Sooner or later I’ll have to come to terms with how Oscar and I crashed together, fucked like enemies and ultimately resolved nothing.  We just used each other as a way to forever kill what we once had.

Yet whoever Oscar’s become, there was once a sense of honor in him.  I won’t let myself believe that’s a quality that just disappears completely.  He was right.  I don’t despise him at all.  I don’t even know why I said otherwise.

“No,” I finally say.  “If he was out to humiliate me and make a few dollars in the process, he had his chance and he threw it away.”

“So Monty wasn’t just talking out of his ass?  Oscar really left?”

“He did.”

“Oh,” Bree frowns.  “Better that way I guess, although I’m going to predict Gary and company will be shitting bricks tomorrow.”

“Gary can suck it.”

Brigitte smiles.  “He doesn’t have to.  I hear Cate Camp does it for him.”  She raises her voice, yelling at the air.  “Did you catch that?  Did you?”  She winks at me.  “Not wearing my mic.”

I look at my sister.  She isn’t perfect.  But I love her and she loves me.  We both need as much of that in our lives right now as we can get.  “I shouldn’t have lashed out at you.  I’m sorry.”

She gives me a faint smile.  “I suppose I’ve done a few things to deserve it.”  She loses her smile.  “Look, I know all of this isn’t your idea of success.  I know you’re here because we asked you to be.  And I’m not sure I ever thanked you for that.  Or for the fact that you’ve always been more of a mother to all of us than Lita ever was.”

I swallow.  There’s a bitter taste in the back of my throat that won’t disappear.  “I’m not going to pretend like anyone’s twisting my arm.  It’s my choice to be here, Bree.”

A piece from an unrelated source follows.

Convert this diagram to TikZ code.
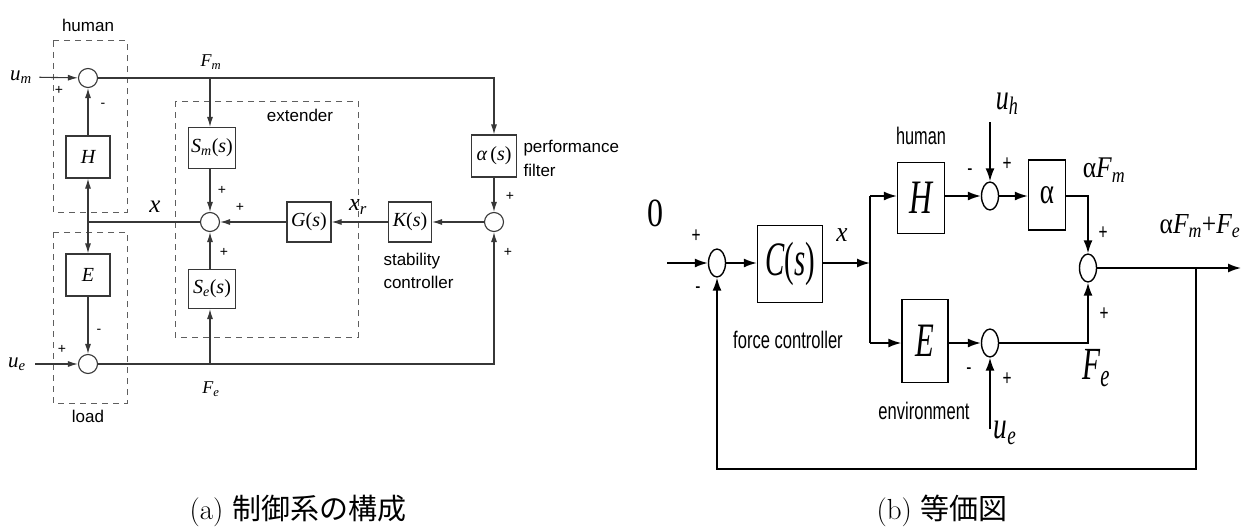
\RequirePackage{fix-cm}
\documentclass[tikz,border=0pt]{standalone}
\usepackage{fontspec}
\usepackage{graphicx}
\usetikzlibrary{arrows.meta,positioning,calc,shapes.geometric}
\newfontfamily\labelsans{Liberation Sans}
\newfontfamily\tms{Liberation Serif}
\newfontfamily\cjkfont{Noto Sans CJK JP}
\definecolor{lineleft}{RGB}{55,55,55}
\definecolor{dashgray}{RGB}{95,95,95}
\newcommand{\cond}[2][0.6]{\scalebox{#1}[1]{#2}}
\newcommand{\fsz}[1]{\fontsize{#1}{#1}\selectfont}
\newcommand{\rvar}[1]{{\tms\itshape #1}}

\begin{document}
\begin{tikzpicture}[x=1pt, y=-1pt,
    blockL/.style={draw=lineleft, line width=1.1pt, minimum width=44pt, minimum height=42pt, inner sep=1pt, font=\tms\fsz{20}},
    sumL/.style={draw=lineleft, line width=1.1pt, circle, minimum size=19pt, inner sep=0pt},
    sigL/.style={draw=lineleft, line width=1.1pt, -{Latex[length=10pt,width=6pt]}},
    lineL/.style={draw=lineleft, line width=1.1pt},
    groupbox/.style={draw=dashgray, line width=1pt, dash pattern=on 6pt off 5pt},
    txtL/.style={font=\labelsans\fsz{17}},
    signL/.style={font=\labelsans\fsz{14}},
    blockR/.style={draw=black, line width=1.4pt, inner sep=0pt},
    sumR/.style={draw=black, line width=1.4pt, ellipse, minimum width=17pt, minimum height=28pt, inner sep=0pt},
    sigR/.style={draw=black, line width=1.6pt, -{Latex[length=13pt,width=9pt]}},
    lineR/.style={draw=black, line width=1.6pt},
    txtR/.style={font=\labelsans\fsz{24}},
    signR/.style={font=\labelsans\fsz{22}}]
    \useasboundingbox (0,0) rectangle (1244,527);

    % ---------- (a) structure of the control system ----------
    % Dashed groups
    \draw[groupbox] (53,41) rectangle (127,212);
    \draw[groupbox] (53,232) rectangle (127,403);
    \draw[groupbox] (175,101) rectangle (358,337);
    \node[txtL] (humanlbl) at (88,25) {human};
    \node[txtL] (loadlbl) at (88,416) {load};
    \node[txtL] (extlbl) at (300,115) {extender};

    % Blocks and summing points
    \node[sumL] (hsum) at (88,78) {};
    \node[blockL] (H) at (88,157) {\rvar{H}};
    \node[blockL] (E) at (88,275) {\rvar{E}};
    \node[sumL] (lsum) at (88,364) {};
    \node[sumL] (xsum) at (210,222) {};
    \node[blockL, minimum width=47pt, minimum height=41pt] (Sm) at (212,148) {\rvar{S\textsubscript{m}}(\rvar{s})};
    \node[blockL, minimum width=47pt, minimum height=39pt] (Se) at (212,289) {\rvar{S\textsubscript{e}}(\rvar{s})};
    \node[blockL, minimum width=44pt, minimum height=40pt] (G) at (309,222) {\rvar{G}(\rvar{s})};
    \node[blockL, minimum width=43pt, minimum height=40pt] (K) at (410,222) {\rvar{K}(\rvar{s})};
    \node[sumL] (ksum) at (494,222) {};
    \node[blockL, minimum width=45pt, minimum height=42pt] (A) at (494,156) {\rvar{α}\,(\rvar{s})};

    % Inputs and branch points
    \node[font=\fsz{21}] (umlbl) at (21,77) {\rvar{u\textsubscript{m}}};
    \node[font=\fsz{21}] (uelbl) at (17,364) {\rvar{u\textsubscript{e}}};
    \coordinate (xj) at (88,222);
    \coordinate (fm) at (210,78);
    \coordinate (fe) at (210,364);

    % Signals
    \draw[sigL, shorten <=4pt] (umlbl) -- (hsum);
    \draw[sigL, shorten <=6pt] (uelbl) -- (lsum);
    \draw[sigL] (H) -- (hsum);
    \draw[lineL] (xsum) -- (xj);
    \draw[sigL] (xj) -- (H);
    \draw[sigL] (xj) -- (E);
    \draw[sigL] (E) -- (lsum);
    \draw[sigL] (hsum.east) -| (A.north);
    \draw[sigL] (fm) -- (fm |- Sm.north);
    \draw[sigL] (Sm.south -| xsum) -- (xsum);
    \draw[sigL] (fe) -- (fe |- Se.south);
    \draw[sigL] (Se.north -| xsum) -- (xsum);
    \draw[sigL] (G) -- (xsum);
    \draw[sigL] (K) -- (G);
    \draw[sigL] (ksum) -- (K);
    \draw[sigL] (A) -- (ksum);
    \draw[sigL] (lsum.east) -| (ksum.south);

    % Signal labels and signs
    \node[font=\fsz{18}] (fmlbl) at (211,62) {\rvar{F\textsubscript{m}}};
    \node[font=\fsz{18}] (felbl) at (211,389) {\rvar{F\textsubscript{e}}};
    \node[font=\fsz{25}] (xlbl) at (155,207) {\rvar{x}};
    \node[font=\fsz{24}] (xrlbl) at (358,207) {\rvar{x\textsubscript{r}}};
    \node[signL] at (59,90) {+};
    \node[signL] at (103,105) {-};
    \node[signL] at (62,349) {+};
    \node[signL] at (99,331) {-};
    \node[signL] at (222,190) {+};
    \node[signL] at (240,207) {+};
    \node[signL] at (224,252) {+};
    \node[signL] at (510,196) {+};
    \node[signL] at (508,252) {+};
    \node[txtL, align=left, anchor=west, font=\labelsans\fontsize{17}{24}\selectfont] (perflbl) at (520,158) {performance\\filter};
    \node[txtL, align=left, anchor=west, font=\labelsans\fontsize{17}{23}\selectfont] (stablbl) at (380,271) {stability\\controller};

    % ---------- (b) equivalent diagram ----------
    \node[sumR] (s0) at (717,263) {};
    \node[blockR, minimum width=65pt, minimum height=77pt, font=\tms\fsz{48}] (C) at (790,264) {\cond[0.6]{\rvar{C}(\rvar{s})}};
    \node[blockR, minimum width=47pt, minimum height=71pt, font=\fsz{48}] (Hr) at (921,198) {\cond[0.66]{\rvar{H}}};
    \node[sumR] (hs) at (990,196) {};
    \node[blockR, minimum width=37pt, minimum height=70pt, font=\tms\fsz{36}] (Ar) at (1047,195) {\cond[0.75]{α}};
    \node[blockR, minimum width=46pt, minimum height=83pt, font=\fsz{48}] (Er) at (925,341) {\cond[0.64]{\rvar{E}}};
    \node[sumR] (es) at (990,343) {};
    \node[sumR] (os) at (1088,268) {};

    \coordinate (in) at (667,263);
    \coordinate (xbr) at (870,263);
    \coordinate (xtop) at (870,196);
    \coordinate (xbot) at (870,343);
    \coordinate (uh) at (990,122);
    \coordinate (ue) at (990,429);
    \coordinate (out) at (1241,268);
    \coordinate (fb) at (1196,268);
    \coordinate (fbl) at (717,469);

    \draw[sigR] (in) -- (s0);
    \draw[sigR] (s0) -- (s0 -| C.west);
    \draw[sigR] (s0 -| C.east) -- (xbr);
    \draw[lineR] (xtop) -- (xbot);
    \draw[sigR] (xtop) -- (xtop -| Hr.west);
    \draw[sigR] (xbot) -- (xbot -| Er.west);
    \draw[sigR] (hs -| Hr.east) -- (hs);
    \draw[sigR] (hs) -- (hs -| Ar.west);
    \draw[sigR] (hs -| Ar.east) -| (os.north);
    \draw[sigR] (es -| Er.east) -- (es);
    \draw[sigR] (es.east) -| (os.south);
    \draw[sigR] (uh) -- (hs);
    \draw[sigR] (ue) -- (es);
    \draw[sigR] (os) -- (out);
    \draw[sigR] (fb) |- (fbl) -- (s0);

    % Labels
    \node[font=\tms\fsz{40}] (zerolbl) at (655,213) {\cond[0.8]{0}};
    \node[font=\fsz{28}] (xrl) at (842,235) {\cond[0.9]{\rvar{x}}};
    \node[txtR] (hrl) at (921,136) {\cond[0.68]{human}};
    \node[txtR] (fcl) at (788,340) {\cond[0.69]{force controller}};
    \node[txtR] (envl) at (924,411) {\cond[0.69]{environment}};
    \node[font=\fsz{36}] (uhl) at (1007,104) {\cond[0.72]{\rvar{u\textsubscript{h}}}};
    \node[font=\fsz{38}] (uel) at (1005,433) {\cond[0.72]{\rvar{u\textsubscript{e}}}};
    \node[font=\fsz{30}] (afml) at (1104,170) {\cond[0.85]{{\tms α}\rvar{F\textsubscript{m}}}};
    \node[font=\fsz{29}] (outl) at (1200,226) {\cond[0.88]{{\tms α}\rvar{F\textsubscript{m}}{\tms +}\rvar{F\textsubscript{e}}}};
    \node[font=\fsz{46}] (fel) at (1096,368) {\cond[0.64]{\rvar{F\textsubscript{e}}}};
    \node[signR] at (696,236) {\cond[0.7]{+}};
    \node[signR] at (698,290) {\cond[0.7]{-}};
    \node[signR] at (970,172) {\cond[0.7]{-}};
    \node[signR] at (1007,164) {\cond[0.7]{+}};
    \node[signR] at (1103,233) {\cond[0.7]{+}};
    \node[signR] at (1104,314) {\cond[0.7]{+}};
    \node[signR] at (969,371) {\cond[0.7]{-}};
    \node[signR] at (1007,379) {\cond[0.7]{+}};

    % Captions
    \node[anchor=west, font=\fsz{29}] (capa) at (186,511) {(a) {\cjkfont 制御系の構成}};
    \node[anchor=west, font=\fsz{29}] (capb) at (873,511) {(b) {\cjkfont 等価図}};
\end{tikzpicture}
\end{document}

“Fair enough.  But I’ll only forgive your worst assumptions about me if you quit using that wretched nickname.  It reminds me of childhood.”

A small, rueful grin creeps across my face.  “Not a chance.  Habits die hard, or in my case, never.  It’s my chief flaw.”

“Oh, Ren.  We’re all flawed.”  Brigitte rises from the table, heads toward the door and then spins suddenly, dropping a graceful curtsy. “Terribly, savagely flawed.”

CHAPTER NINETEEN

Five Years Ago: The End

 

Mina Savage is dead.

A week ago Ren stood right beside Oscar as they learned the news together.  Her father was the one to say the words. August had summoned her to the house along with Oscar and for a defiant moment Ren was sure it was because August planned on confronting them about being together.

She was ready.

With Oscar next to her she could be brave enough to face the censure of her parents, even if it meant she lost them.  She didn’t care a bit how it would look to the world, or that they were only seventeen or that her family would have hysterics.  No one would take Oscar away from her.

But when they reached the paneled study where her father spent most of his days he sat there alone, looking far older than he had just that morning when she’d caught a fleeting glimpse of him.   Then, in a halting, sorrowful voice he told them what he’d learned an hour earlier over the phone.

“Her heart was weak.  So many years¸ so many pills.  I don’t have the whole story but she’d apparently been stealing another patient’s meds and she took them all at once.  It was a full cardiac arrest.  Very quick.  There will be no funeral.  She’d arranged to be cremated immediately upon death. Oscar, you hear what I’m telling you?  Do you hear me?”

“Yes. I hear you, sir.”

Oscar hadn’t cried at all until much later.  And then he cried only to her.

Life stayed quiet for a few days.  The girls were unusually somber, Spencer kept on being Spencer, August closed himself in his study and even Monty stopped hassling Oscar, giving him space to mourn.

Ren spent every moment with Oscar, even climbing through his window to lie in his arms for a few hours while the rest of Atlantis slept.   She worried about the watchful glare of her mother.  Sometimes it seemed Lita was everywhere – haunting the front porch of the big house, lingering by the staircase of the brothel.  Always with the same impassive mask and never saying a word.  The fact that her mother had stopped speaking to her was no great loss to Ren, but she’d spent seventeen years learning to mistrust the woman.  The flat, dead-eyed look in her mother’s eyes chilled her more than she could admit.